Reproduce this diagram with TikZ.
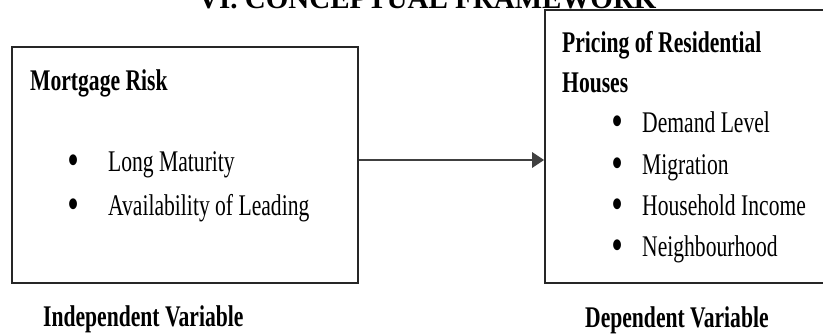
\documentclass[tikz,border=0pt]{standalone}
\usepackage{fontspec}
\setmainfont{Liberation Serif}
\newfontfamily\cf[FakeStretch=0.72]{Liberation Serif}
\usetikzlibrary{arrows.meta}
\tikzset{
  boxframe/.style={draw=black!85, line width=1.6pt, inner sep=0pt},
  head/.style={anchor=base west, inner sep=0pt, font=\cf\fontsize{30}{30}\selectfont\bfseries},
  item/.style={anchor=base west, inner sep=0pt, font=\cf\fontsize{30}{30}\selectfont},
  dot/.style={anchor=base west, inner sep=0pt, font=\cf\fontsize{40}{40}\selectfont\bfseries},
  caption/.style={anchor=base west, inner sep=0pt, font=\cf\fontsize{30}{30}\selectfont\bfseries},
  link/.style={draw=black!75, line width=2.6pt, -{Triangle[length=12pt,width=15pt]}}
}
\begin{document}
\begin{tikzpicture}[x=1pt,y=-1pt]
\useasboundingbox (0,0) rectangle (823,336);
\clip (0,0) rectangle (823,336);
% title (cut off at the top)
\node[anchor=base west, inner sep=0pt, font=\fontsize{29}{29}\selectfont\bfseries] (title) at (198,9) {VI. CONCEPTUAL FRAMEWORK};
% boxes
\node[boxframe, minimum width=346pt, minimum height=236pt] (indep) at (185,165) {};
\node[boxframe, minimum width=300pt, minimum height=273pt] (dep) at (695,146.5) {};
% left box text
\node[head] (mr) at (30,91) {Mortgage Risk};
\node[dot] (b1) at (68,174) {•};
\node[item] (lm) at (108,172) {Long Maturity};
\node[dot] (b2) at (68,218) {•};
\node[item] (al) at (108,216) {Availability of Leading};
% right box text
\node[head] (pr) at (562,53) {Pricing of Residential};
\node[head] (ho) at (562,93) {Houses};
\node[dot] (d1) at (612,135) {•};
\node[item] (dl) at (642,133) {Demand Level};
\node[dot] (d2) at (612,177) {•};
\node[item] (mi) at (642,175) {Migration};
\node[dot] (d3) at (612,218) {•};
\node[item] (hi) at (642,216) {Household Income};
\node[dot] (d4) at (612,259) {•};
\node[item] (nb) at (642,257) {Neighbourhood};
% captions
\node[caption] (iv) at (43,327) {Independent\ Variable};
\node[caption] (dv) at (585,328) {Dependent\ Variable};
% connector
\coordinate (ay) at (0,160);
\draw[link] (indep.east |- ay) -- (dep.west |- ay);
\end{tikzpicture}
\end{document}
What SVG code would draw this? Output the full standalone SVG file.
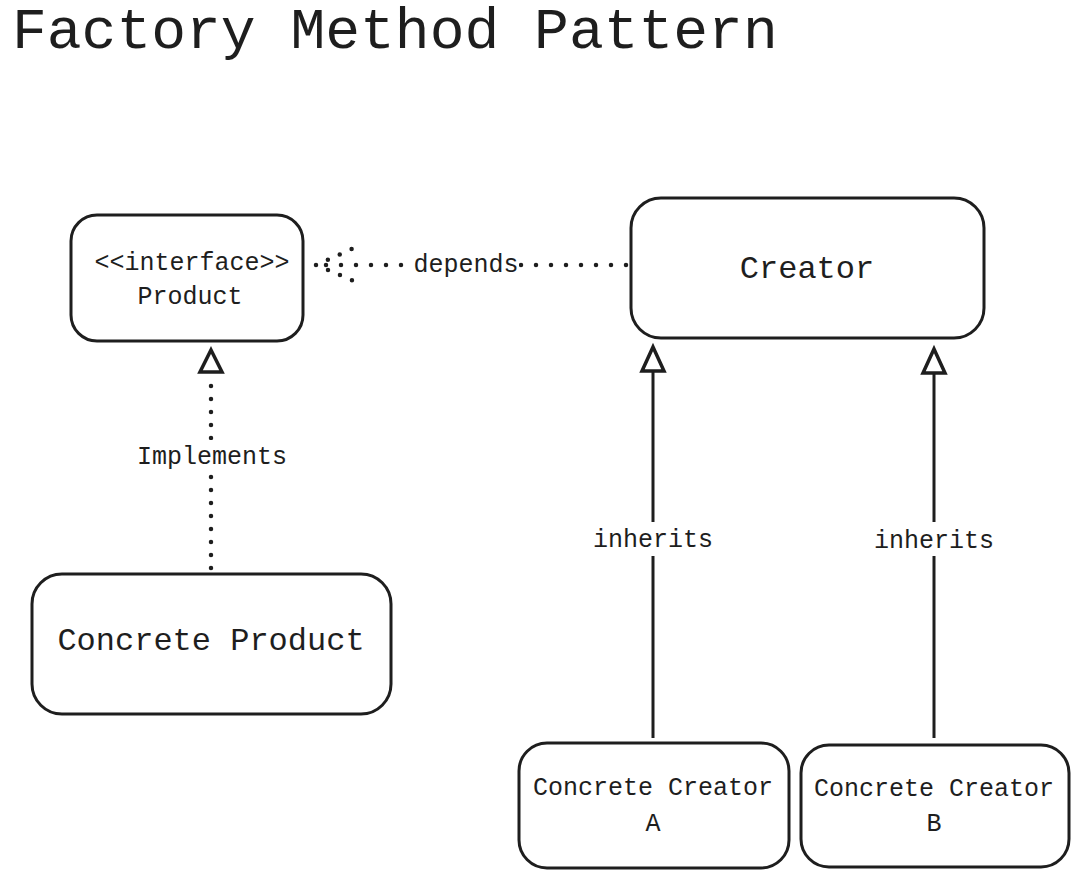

+-------+

INSTRUCTIONS FOR THE TASK | All of the entries above should be copied exactly, except for the pictures.

REPLY |
Reproduce this diagram with TikZ.
\documentclass[tikz,border=0pt]{standalone}
\usepackage{fontspec}
\setmainfont{Liberation Serif}
\newfontfamily\cf[FakeStretch=0.72]{Liberation Serif}
\usetikzlibrary{arrows.meta}
\tikzset{
  boxframe/.style={draw=black!85, line width=1.6pt, inner sep=0pt},
  head/.style={anchor=base west, inner sep=0pt, font=\cf\fontsize{30}{30}\selectfont\bfseries},
  item/.style={anchor=base west, inner sep=0pt, font=\cf\fontsize{30}{30}\selectfont},
  dot/.style={anchor=base west, inner sep=0pt, font=\cf\fontsize{40}{40}\selectfont\bfseries},
  caption/.style={anchor=base west, inner sep=0pt, font=\cf\fontsize{30}{30}\selectfont\bfseries},
  link/.style={draw=black!75, line width=2.6pt, -{Triangle[length=12pt,width=15pt]}}
}
\begin{document}
\begin{tikzpicture}[x=1pt,y=-1pt]
\useasboundingbox (0,0) rectangle (823,336);
\clip (0,0) rectangle (823,336);
% title (cut off at the top)
\node[anchor=base west, inner sep=0pt, font=\fontsize{29}{29}\selectfont\bfseries] (title) at (198,9) {VI. CONCEPTUAL FRAMEWORK};
% boxes
\node[boxframe, minimum width=346pt, minimum height=236pt] (indep) at (185,165) {};
\node[boxframe, minimum width=300pt, minimum height=273pt] (dep) at (695,146.5) {};
% left box text
\node[head] (mr) at (30,91) {Mortgage Risk};
\node[dot] (b1) at (68,174) {•};
\node[item] (lm) at (108,172) {Long Maturity};
\node[dot] (b2) at (68,218) {•};
\node[item] (al) at (108,216) {Availability of Leading};
% right box text
\node[head] (pr) at (562,53) {Pricing of Residential};
\node[head] (ho) at (562,93) {Houses};
\node[dot] (d1) at (612,135) {•};
\node[item] (dl) at (642,133) {Demand Level};
\node[dot] (d2) at (612,177) {•};
\node[item] (mi) at (642,175) {Migration};
\node[dot] (d3) at (612,218) {•};
\node[item] (hi) at (642,216) {Household Income};
\node[dot] (d4) at (612,259) {•};
\node[item] (nb) at (642,257) {Neighbourhood};
% captions
\node[caption] (iv) at (43,327) {Independent\ Variable};
\node[caption] (dv) at (585,328) {Dependent\ Variable};
% connector
\coordinate (ay) at (0,160);
\draw[link] (indep.east |- ay) -- (dep.west |- ay);
\end{tikzpicture}
\end{document}
What SVG code would draw this? Output the full standalone SVG file.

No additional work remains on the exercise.